IL MONITO DEL NUNZIO APOSTOLICO IN UCRAINA: “LA GUERRA NON SI VINCE”
Secondo il nunzio apostolico in Ucraina, la guerra in corso ormai dallo scorso 24 febbraio non può essere vinta e dunque chi può oggi nel mondo, chi cioè ha il potere di poterlo fare, «lo faccia». È chiaro e netto il monito lanciato dall’arcivescovo Visvaldas Kulbokas, ambasciatorie di Papa Francesco a Kiev e traduttore personale del Pontefice nello storico incontro del 2014 a Cuba tra il Pontefice e il Patriarca russo Kirill.
Intervistato dal “Corriere della Sera”, il nunzio in Ucraina conferma l’imprinting di Papa Francesco sul fronte della guerra: «serve la diplomazia dei piccoli passi. Noi siamo uomini di Chiesa. Non abbiamo la forza delle superpotenze politiche e militari, andrebbe chiesto a loro. Noi siamo piccoli. Ma ciò che possiamo è stare qui e fare la nostra parte, la nostra opera di persuasione morale, che ha molte sfaccettature e deve rimanere ovviamente riservata». Occorre esserci e richiamare all’essenziale il mondo intero, al di là delle considerazioni “superflue”: mons. Kulbokas intende riferirsi a chi nel mondo parla sul “modo di vincere la guerra”, «come fosse qualcosa che si possa vincere. Ma quando la si vive più da vicino, quando ci si è dentro, si vede che la guerra non si può vincere. Che significa “vincere”, quando ci sono decine di migliaia di morti? L’unica cosa che rimane è fermarla, la guerra. Se qualcuno ha la possibilità di farlo, lo faccia subito. La guerra uccide tutti».
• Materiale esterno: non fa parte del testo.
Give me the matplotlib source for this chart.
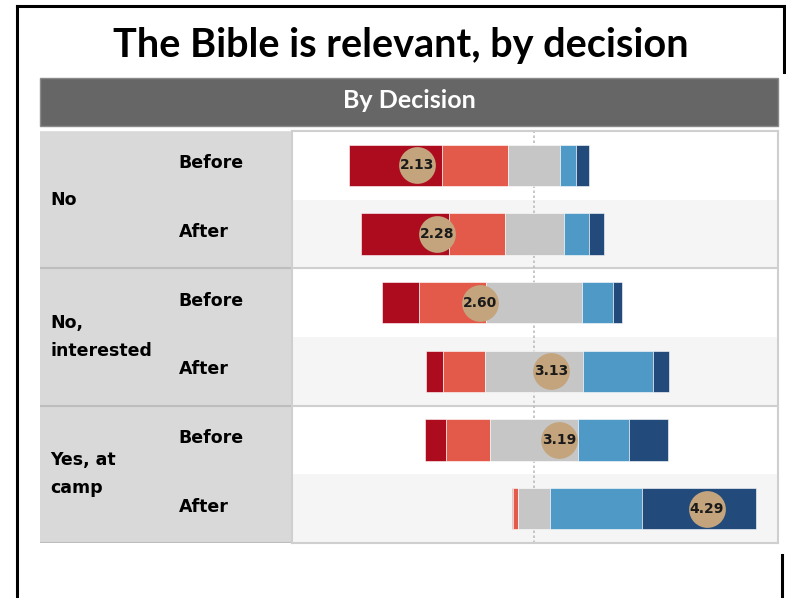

CHIESA UCRAINA, GLI APPELLI DAL NUNZIO AL VESCOVO DI KIEV
È chiaro che un cessate il fuoco immediato dovuto alla vittoria di una compagine sull’altra è alquanto più “semplice” da immaginare, ma per il nunzio apostolico in Ucraina la situazione attuale nell’Est Europa richiede un lavoro assai faticoso: «siamo sopraffatti da questioni urgenti, a cominciare da quelle umanitarie, a volte con interventi puntuali sul posto, a volte – ed è soprattutto questo l’ambito di competenze della nunziatura – quelle che richiedono l’uso di canali diplomatici…Un aspetto incoraggiante è la coesione tra gli uomini di fede».
Insomma, un briciolo di speranza il vescovo lo vede nel vasto dialogo all’interno del Consiglio delle Chiese in Ucraina: «riunisce i rappresentanti delle maggiori confessioni, cristiane e non cristiane, e dà un esempio importante di coesione e dialogo. Un’arma spirituale, positiva, che mostra come tutta l’umanità debba essere unita nel combattere la guerra». Un concetto che appare alquanto astratto ai nostri tempi, la speranza, resta la fiammella conservata dalla Chiesa di Cristo anche per la crisi ucraina: «Umanamente parlando, non sembrerebbe esserci spazio. Ma come uomini di fede abbiamo la vocazione di sperare contro ogni speranza, perché sappiamo che Dio c’è e che interverrà non appena avremo fatto la nostra parte». Diversa l’impostazione del vescovo latino della Diocesi di Kiev-Zhytomyr, mons. Vitalii Kryvytskyi, che all’Agenzia ANSA racconta di benedire i soldati ucraini che vanno al fronte: «Non abbiamo scelto di fare la guerra, ma siamo stati costretti. Difendere il proprio Paese è una responsabilità civile, non solo militare, e tutti siamo tenuti a farlo. I giovani vengono da me e mi dicono: è il momento di andare in prima linea. E io dico ai nostri fedeli: pregate perché adesso cominciano a combattere». Il pacifismo cristiano, conclude il vescovo di Kiev, «qui non è comprensibile perché dobbiamo ottenere la pace giusta».